O pacto deve ser válido e fixar os limites do litígio submetido à arbitragem, estando o árbitro ou o tribunal arbitral adstritos à convenção, devendo resolver as questões nos limites da convenção de arbitragem, sem omissões (art. 32, I, IV e V, da Lei 9.307).
A cláusula compromissória pode ser omissa quanto à indicação dos árbitros; já no compromisso arbitral as partes devem indicar os árbitros ou delegar a uma entidade a indicação dos árbitros. Havendo indicação dos árbitros, deve o tabelião verificar, indagando às partes, se presentes as relações que caracterizam os casos de impedimento ou suspeição dos juízes, aplicáveis aos árbitros (arts. 134 e 135 do Código de Processo Civil): a) ser o juiz parte no litígio; b) ter atuado no processo como mandatário da parte, perito ou testemunha; c) estar postulando no processo, como advogado, o cônjuge do juiz ou qualquer parente seu, consangüíneo ou afim, em linha reta ou colateral até o segundo grau; d) ser o juiz cônjuge, parente, consangüíneo ou afim de alguma das partes, em linha reta ou colateral até o terceiro grau; e) ser órgão de direção ou de administração de pessoa jurídica, parte na causa; f) ser amigo íntimo ou inimigo capital de qualquer das partes; g) ser alguma das partes credora ou devedora do juiz, de seu cônjuge ou de parentes destes, em linha reta ou na colateral até o terceiro grau; h) ser o juiz herdeiro presuntivo, donatário ou empregador de alguma das partes; i) receber o juiz dádivas antes ou depois de iniciado o processo; j) aconselhar alguma das partes acerca do objeto da causa ou subministrar meios para atender às despesas do litígio; l) ter o juiz interesse no julgamento da causa em favor de uma das partes) (art. 32, II, da Lei 9.307).[6]

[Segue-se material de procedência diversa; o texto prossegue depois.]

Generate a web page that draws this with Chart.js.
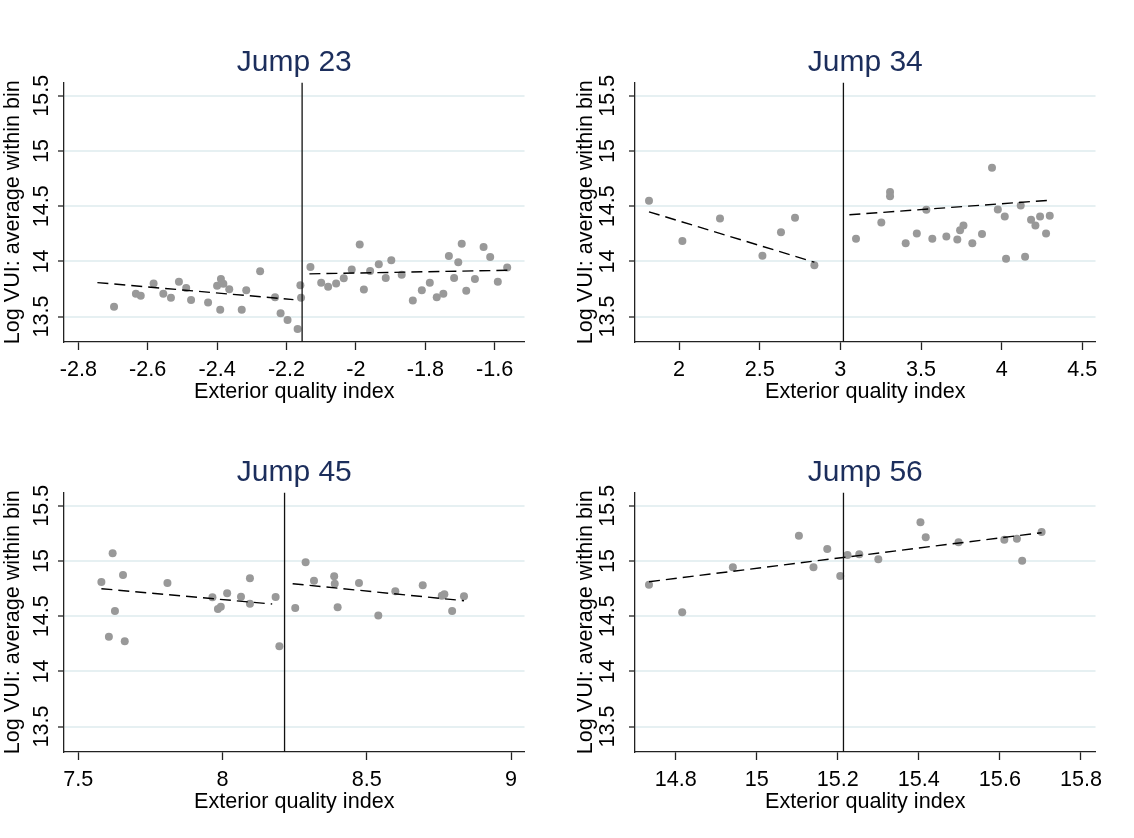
<!DOCTYPE html>
<html><head><meta charset="utf-8">
<script src="https://cdn.jsdelivr.net/npm/chart.js@4.4.0/dist/chart.umd.min.js"></script>
<style>
html,body{margin:0;padding:0;background:#fff;width:1134px;height:838px;overflow:hidden;}
canvas{position:absolute;}
</style></head><body>
<canvas id="c1" width="567" height="419" style="left:0px;top:0px"></canvas>
<canvas id="c2" width="561" height="419" style="left:573px;top:0px"></canvas>
<canvas id="c3" width="567" height="419" style="left:0px;top:410px"></canvas>
<canvas id="c4" width="561" height="419" style="left:573px;top:410px"></canvas>
<script>
// ---------- data ----------
const yTicks = [13.5, 14, 14.5, 15, 15.5];
const yMin = 13.27, yMax = 15.62;

const j23X = [-2.697,-2.634,-2.620,-2.583,-2.555,-2.533,-2.510,-2.489,-2.475,-2.426,-2.400,-2.391,-2.389,-2.382,-2.365,-2.329,-2.316,-2.276,-2.233,-2.217,-2.197,-2.168,-2.160,-2.158,-2.131,-2.100,-2.080,-2.057,-2.035,-2.012,-1.989,-1.977,-1.959,-1.934,-1.914,-1.898,-1.868,-1.836,-1.810,-1.787,-1.767,-1.748,-1.732,-1.717,-1.705,-1.695,-1.682,-1.657,-1.632,-1.613,-1.591,-1.564];
const j23Y = [13.59,13.706,13.688,13.80,13.706,13.67,13.815,13.76,13.65,13.627,13.78,13.563,13.84,13.797,13.748,13.563,13.739,13.911,13.676,13.531,13.47,13.388,13.785,13.67,13.95,13.806,13.77,13.80,13.848,13.926,14.153,13.745,13.914,13.975,13.85,14.011,13.878,13.645,13.739,13.806,13.676,13.706,14.048,13.85,13.993,14.159,13.733,13.84,14.13,14.04,13.815,13.944];
const j23FitLeftX = [-2.745, -2.180], j23FitLeftY = [13.808, 13.654];
const j23FitRightX = [-2.134, -1.555], j23FitRightY = [13.887, 13.92];
const j23Cut = -2.155;
const j23XTicks = [-2.8, -2.6, -2.4, -2.2, -2, -1.8, -1.6];

const j34X = [1.814,2.021,2.254,2.517,2.632,2.719,2.839,3.097,3.254,3.308,3.308,3.405,3.474,3.533,3.570,3.657,3.725,3.742,3.763,3.818,3.878,3.940,3.976,4.019,4.027,4.118,4.145,4.182,4.209,4.238,4.275,4.298];
const j34Y = [14.549,14.184,14.389,14.05,14.265,14.395,13.966,14.204,14.352,14.628,14.591,14.165,14.252,14.467,14.204,14.225,14.198,14.283,14.325,14.165,14.247,14.848,14.470,14.407,14.023,14.506,14.041,14.377,14.325,14.407,14.252,14.413];
const j34FitLeftX = [1.814, 2.839], j34FitLeftY = [14.449, 13.993];
const j34FitRightX = [3.056, 4.280], j34FitRightY = [14.422, 14.552];
const j34Cut = 3.019;
const j34XTicks = [2, 2.5, 3, 3.5, 4, 4.5];

const j45X = [7.580,7.606,7.619,7.627,7.655,7.661,7.809,7.965,7.984,7.994,8.016,8.064,8.095,8.095,8.184,8.197,8.252,8.288,8.317,8.387,8.389,8.399,8.473,8.540,8.599,8.694,8.760,8.769,8.796,8.837];
const j45Y = [14.81,14.314,15.069,14.547,14.873,14.273,14.80,14.671,14.565,14.586,14.707,14.676,14.843,14.613,14.674,14.228,14.574,14.988,14.821,14.861,14.794,14.58,14.80,14.505,14.725,14.78,14.686,14.698,14.547,14.68];
const j45FitLeftX = [7.580, 8.172], j45FitLeftY = [14.749, 14.61];
const j45FitRightX = [8.243, 8.837], j45FitRightY = [14.794, 14.64];
const j45Cut = 8.215;
const j45XTicks = [7.5, 8, 8.5, 9];

const j56X = [14.734,14.816,14.941,15.104,15.140,15.174,15.206,15.224,15.253,15.300,15.404,15.417,15.498,15.611,15.642,15.655,15.703];
const j56Y = [14.785,14.535,14.942,15.229,14.942,15.108,14.864,15.054,15.06,15.015,15.35,15.214,15.169,15.192,15.201,15.002,15.262];
const j56FitX = [14.734, 15.703], j56FitY = [14.812, 15.256];
const j56Cut = 15.214;
const j56XTicks = [14.8, 15, 15.2, 15.4, 15.6, 15.8];

// ---------- drawing ----------
const FAM = '"Liberation Sans", Arial, sans-serif';
const pairs = (xs, ys) => xs.map((x, i) => ({x: x, y: ys[i]}));

function makePanel(id, title, xs, ys, fits, cut, xMin, xMax, xTicks, yAxisW, yTickPad, rightPad) {
  const datasets = [{
    data: pairs(xs, ys), backgroundColor: '#999999', borderWidth: 0,
    pointRadius: 4, pointHoverRadius: 4, order: 3
  }];
  fits.forEach(f => datasets.push({
    data: pairs(f[0], f[1]), showLine: true, borderColor: '#000', borderWidth: 1.4,
    borderDash: [11, 6], pointRadius: 0, fill: false, order: 2
  }));
  datasets.push({
    data: [{x: cut, y: yMin}, {x: cut, y: yMax}], showLine: true, borderColor: '#111',
    borderWidth: 1.3, pointRadius: 0, fill: false, order: 1
  });
  new Chart(document.getElementById(id), {
    type: 'scatter',
    data: {datasets},
    options: {
      responsive: false, animation: false, devicePixelRatio: 1,
      layout: {padding: {left: 0, top: 0, right: rightPad, bottom: 0}},
      plugins: {
        legend: {display: false}, tooltip: {enabled: false},
        title: {display: true, text: title, color: '#1c2e5c', fullSize: false,
          font: {family: FAM, size: 30, weight: 'normal'}, padding: {top: 44.7, bottom: 1.8}}
      },
      scales: {
        x: {
          type: 'linear', min: xMin, max: xMax,
          afterBuildTicks: s => { s.ticks = xTicks.map(v => ({value: v})); },
          afterFit: s => { s.height = 77; },
          ticks: {callback: v => String(v), color: '#000', font: {family: FAM, size: 21.6}, padding: 7, maxRotation: 0, autoSkip: false},
          grid: {drawOnChartArea: false, drawTicks: true, tickLength: 8, tickColor: '#222', tickWidth: 1.3},
          border: {color: '#222', width: 1.3},
          title: {display: true, text: 'Exterior quality index', color: '#000', font: {family: FAM, size: 21.6}, padding: {top: 0, bottom: 14.4}}
        },
        y: {
          type: 'linear', min: yMin, max: yMax,
          afterBuildTicks: s => { s.ticks = yTicks.map(v => ({value: v})); },
          afterFit: s => { s.width = yAxisW; },
          ticks: {callback: v => String(v), color: '#000', font: {family: FAM, size: 21.6}, padding: yTickPad, minRotation: 90, maxRotation: 90, crossAlign: 'center'},
          grid: {color: '#e6f0f2', lineWidth: 2, drawTicks: true, tickLength: 6, tickColor: '#222', tickWidth: 1.3},
          border: {color: '#222', width: 1.3},
          title: {display: true, text: 'Log VUI: average within bin', color: '#000', font: {family: FAM, size: 21.6}, padding: {top: 0, bottom: 0}}
        }
      }
    }
  });
}

makePanel('c1', 'Jump 23', j23X, j23Y, [[j23FitLeftX, j23FitLeftY], [j23FitRightX, j23FitRightY]], j23Cut, -2.8412, -1.5141, j23XTicks, 64, -5.5, 42.5);
makePanel('c2', 'Jump 34', j34X, j34Y, [[j34FitLeftX, j34FitLeftY], [j34FitRightX, j34FitRightY]], j34Cut, 1.7272, 4.5815, j34XTicks, 62, -0.3, 38.5);
makePanel('c3', 'Jump 45', j45X, j45Y, [[j45FitLeftX, j45FitLeftY], [j45FitRightX, j45FitRightY]], j45Cut, 7.4504, 9.0468, j45XTicks, 64, -5.5, 42.5);
makePanel('c4', 'Jump 56', j56X, j56Y, [[j56FitX, j56FitY]], j56Cut, 14.6995, 15.836, j56XTicks, 62, -0.3, 38.5);
</script>
</body></html>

O disposto nos arts. 10 e 11 da Lei 9.307 há de ser observado pelo tabelião, cuidando de requisitos obrigatórios e facultativos do compromisso arbitral. Embora refiram-se apenas ao compromisso arbitral, aplicam-se no que couber à cláusula compromissória.
As cláusulas compromissórias que contêm muitas informações, ou seja, aquelas mais completas, são chamadas cláusulas cheias. Podem e devem ser pactuados: o número de árbitros (sempre ímpar); a sede da arbitragem; a lei aplicável; o idioma da arbitragem, quando houver partes estrangeiras; as regras para a arbitragem (que as partes podem convencionar; se reportar às regras de algum órgão arbitral institucional ou entidade especializada; ou delegar ao árbitro ou tribunal arbitral que regulem o procedimento - arts 5o e 21 da Lei 9.307)[7]; os limites da arbitragem; a autorização ou não para o julgamento por eqüidade (arts. 2o e 11, II, da Lei 9.307); a responsabilidade pelo pagamento de honorários e despesas com a arbitragem; enfim, devem os contratantes estabelecer com clareza e precisão como transcorrerá a arbitragem, evitando que para a sua instituição já se estabeleça controvérsia.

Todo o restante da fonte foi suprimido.